Так мы и жили в ту пору — храбро отстаивали право человека на свободу и демократию, и происходило это словно бы само собой, героями себя не чувствовали, важностью не надувались, а если становились в позу, то лишь так, как это описано чуть выше. Мы развлекались, мы веселились со всем жаром и пылом молодости. Вильсон, Джованни, Мирабо — три мушкетера, и я четвертый, и ей-богу, мы не уступали героям Дюма ни дерзостью, ни изобретательностью, ни любовью к приключениям.
Я приходил в редакцию к одиннадцати утра разметить макет номера. Вильсон появлялся лишь после обеда, как истинный сибарит поднимался он с ложа поздно. И потому я был несказанно удивлен, застав его утром в редакции, он ждал меня и пребывал в сильном волнении. Он увел меня в кабинет, где обычно полковник решал, сколько чего посадить, сколько вырубить, сколько вагонов растительного воска отгрузить туда, сколько сюда, а порою давал и более деликатные поручения своим присным, после чего человека, где-то перешедшего дорогу полковнику или наступившему ему на любимую мозоль, утром находили с перерезанной глоткой. Свидетельствую, впрочем, что такие бессудные расправы происходили редко и, насколько мог я тогда разобраться, все были заслужены. Исполнителем полковничьих приговоров был тихий, тощий, беззубый сертанец, живший тут же, в конторе и умевший бить так, что следов не оставалось.
Так вот, Вильсон прикрыл дверь, закурил — хотя еще предыдущая сигарета дымилась в пепельнице — и сказал:
— У меня к тебе просьба, огромная просьба. Ты ведь сегодня обедаешь у моих?

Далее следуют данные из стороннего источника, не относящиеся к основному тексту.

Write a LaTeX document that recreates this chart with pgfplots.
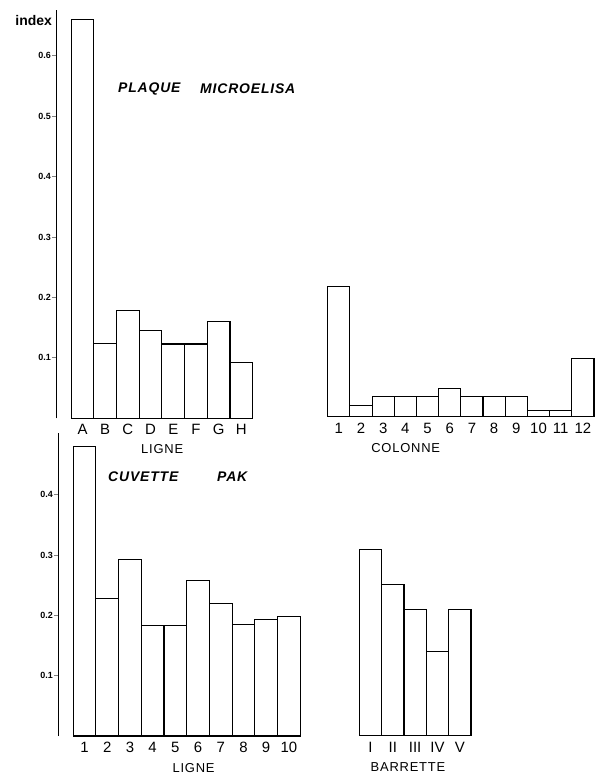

Действительно, по вторникам я обедал у родителей Вильсона — у полковника Франклина и доны Софии. Хозяйничала за столом их племянница, дочь покойной сестры полковника, взятая им на воспитание. Иногда к нам присоединялся и кто-нибудь из четверых сыновей. Семейные это были трапезы, а не деловые обеды — никаких дел не было у нас с полковником, который почему-то питал ко мне сильное уважение, такое сильное, что, от всей души презирая компартию, членом коей я являлся, называл меня не иначе как «русистом», чтобы ненароком не обидеть позорным в его устах обозначением. Человек, как видите, был внимательный и деликатный.

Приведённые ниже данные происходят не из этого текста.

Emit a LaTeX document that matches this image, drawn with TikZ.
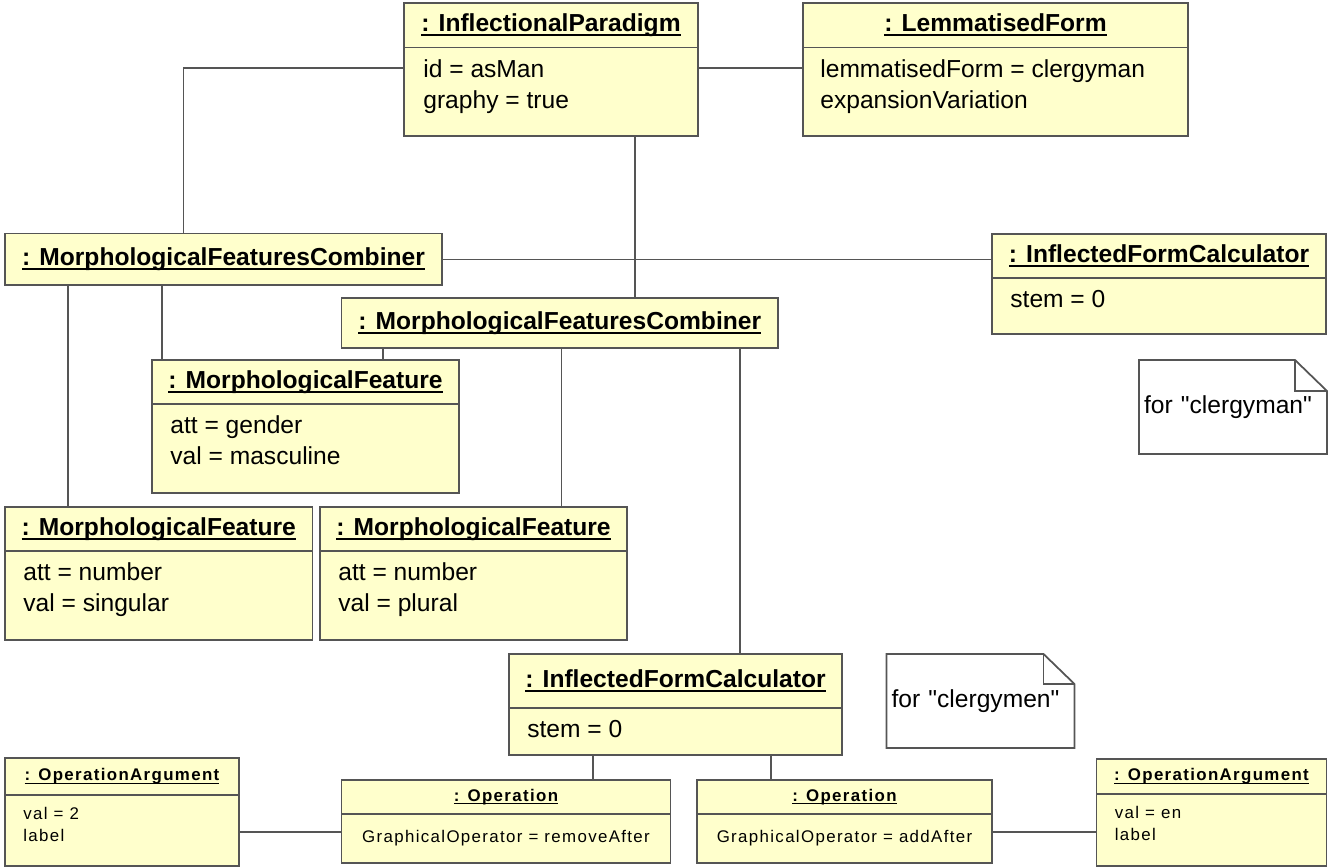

И крупный — и ростом, и положением: огромная власть была у него в руках, и земли с сахарными заводами и кофейными плантациями немереное количество, и сотни наемников-жагунсо под началом. Свои полковничьи звезды он заслужил в боях с «Колонной Престеса», которую неумолимо преследовал, пока мятежники не перешли боливийскую границу. Тем не менее он не позволял, чтобы в его присутствии дурно говорили о Луисе Карлосе. С марксистом он воевал, человека и военачальника глубоко уважал. Да, полковник был личностью из ряда вон выходящей, но при всем своем могуществе и силе рядом с супругой был кроток как агнец. Познакомились они, когда он был бедным арендатором, темным и неграмотным, а она учила детишек в начальной школе. Читать и писать она его выучила уже после того, как вышла за него замуж.
— Обедаю. Сегодня же вторник, — отвечал я. — А ты не придешь? Твои родители сетуют, что ты в последнее время глаз не кажешь.
— Я ни в коем случае не приду. Сегодня ты будешь представлять мои интересы.
И тут наконец он все объяснил. Он и Анита, племянница и воспитанница его родителей, уже давно любят друг друга и хотели бы пожениться, но Вильсон не решается заговорить об этом с полковником, тот слишком серьезно относится к своим опекунским обязанностям: желает ей счастья и хочет, чтобы она вышла замуж за человека основательного, серьезного, обеспеченного, с безупречной репутацией, способного дать Аните то, чего она достойна… Сей набор достоинств не имел к моему другу ни малейшего отношения, и он это знает. Боясь отцовского гнева, а еще пуще — отказа, он желает прибегнуть к моему посредничеству, посылает меня ходатаем: полковник меня уважает и мне доверяет, может, мне удастся убедить его? Что ж, я принимаю на себя эту миссию. На то и существуют друзья, чтобы развязывать всякого рода узлы.